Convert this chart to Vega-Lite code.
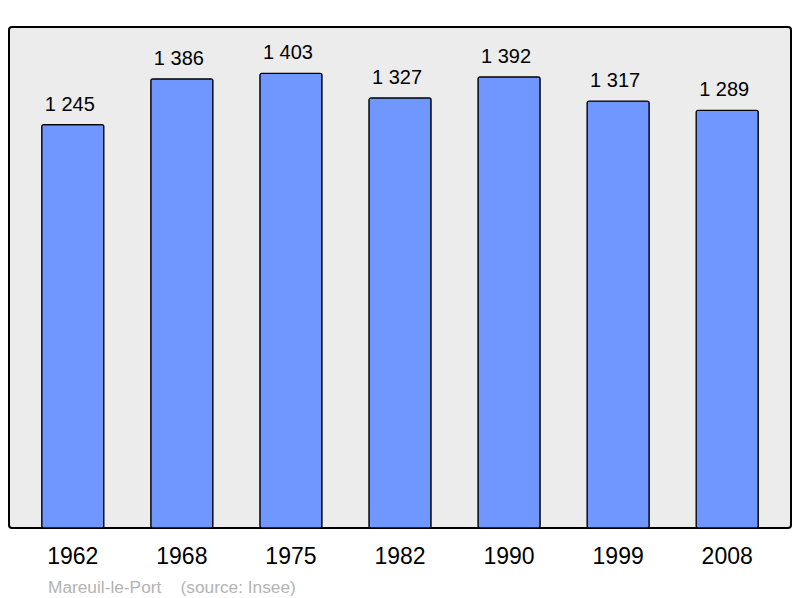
{
  "$schema": "https://vega.github.io/schema/vega-lite/v6.json",
  "autosize": "none",
  "width": 782,
  "height": 501,
  "padding": {"left": 9, "top": 27, "right": 9, "bottom": 70},
  "background": "white",
  "config": {
    "view": {"fill": "#ececec", "stroke": "black", "strokeWidth": 2, "cornerRadius": 3},
    "font": "Liberation Sans"
  },
  "title": {
    "text": "Mareuil-le-Port\u00a0\u00a0\u00a0\u00a0(source: Insee)",
    "orient": "bottom",
    "anchor": "start",
    "dx": 39,
    "offset": 11,
    "fontSize": 17.3,
    "fontWeight": "normal",
    "color": "#b3b3b3",
    "font": "Liberation Sans"
  },
  "data": {
    "values": [
      {"year": "1962", "pop": 1245, "label": "1 245"},
      {"year": "1968", "pop": 1386, "label": "1 386"},
      {"year": "1975", "pop": 1403, "label": "1 403"},
      {"year": "1982", "pop": 1327, "label": "1 327"},
      {"year": "1990", "pop": 1392, "label": "1 392"},
      {"year": "1999", "pop": 1317, "label": "1 317"},
      {"year": "2008", "pop": 1289, "label": "1 289"}
    ]
  },
  "encoding": {
    "x": {
      "field": "year",
      "type": "nominal",
      "sort": null,
      "scale": {"paddingInner": 0.43, "paddingOuter": 0.3},
      "axis": {
        "title": null,
        "labelAngle": 0,
        "domain": false,
        "ticks": false,
        "labelFontSize": 23,
        "labelColor": "black",
        "labelPadding": 17,
        "labelFont": "Liberation Sans"
      }
    },
    "y": {
      "field": "pop",
      "type": "quantitative",
      "scale": {"domain": [0, 1546], "nice": false},
      "axis": null
    }
  },
  "layer": [
    {
      "mark": {"type": "bar", "fill": "#7097ff", "stroke": "black", "strokeWidth": 1.2, "cornerRadius": 2}
    },
    {
      "mark": {"type": "text", "baseline": "bottom", "dy": -10, "dx": -3, "fontSize": 20, "color": "black"},
      "encoding": {"text": {"field": "label"}}
    }
  ]
}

----

Images should not appear in the copy; retype the listing above exactly.

### Exercise solution
Convert this chart to Vega-Lite code.
{
  "$schema": "https://vega.github.io/schema/vega-lite/v6.json",
  "autosize": "none",
  "width": 782,
  "height": 501,
  "padding": {"left": 9, "top": 27, "right": 9, "bottom": 70},
  "background": "white",
  "config": {
    "view": {"fill": "#ececec", "stroke": "black", "strokeWidth": 2, "cornerRadius": 3},
    "font": "Liberation Sans"
  },
  "title": {
    "text": "Mareuil-le-Port\u00a0\u00a0\u00a0\u00a0(source: Insee)",
    "orient": "bottom",
    "anchor": "start",
    "dx": 39,
    "offset": 11,
    "fontSize": 17.3,
    "fontWeight": "normal",
    "color": "#b3b3b3",
    "font": "Liberation Sans"
  },
  "data": {
    "values": [
      {"year": "1962", "pop": 1245, "label": "1 245"},
      {"year": "1968", "pop": 1386, "label": "1 386"},
      {"year": "1975", "pop": 1403, "label": "1 403"},
      {"year": "1982", "pop": 1327, "label": "1 327"},
      {"year": "1990", "pop": 1392, "label": "1 392"},
      {"year": "1999", "pop": 1317, "label": "1 317"},
      {"year": "2008", "pop": 1289, "label": "1 289"}
    ]
  },
  "encoding": {
    "x": {
      "field": "year",
      "type": "nominal",
      "sort": null,
      "scale": {"paddingInner": 0.43, "paddingOuter": 0.3},
      "axis": {
        "title": null,
        "labelAngle": 0,
        "domain": false,
        "ticks": false,
        "labelFontSize": 23,
        "labelColor": "black",
        "labelPadding": 17,
        "labelFont": "Liberation Sans"
      }
    },
    "y": {
      "field": "pop",
      "type": "quantitative",
      "scale": {"domain": [0, 1546], "nice": false},
      "axis": null
    }
  },
  "layer": [
    {
      "mark": {"type": "bar", "fill": "#7097ff", "stroke": "black", "strokeWidth": 1.2, "cornerRadius": 2}
    },
    {
      "mark": {"type": "text", "baseline": "bottom", "dy": -10, "dx": -3, "fontSize": 20, "color": "black"},
      "encoding": {"text": {"field": "label"}}
    }
  ]
}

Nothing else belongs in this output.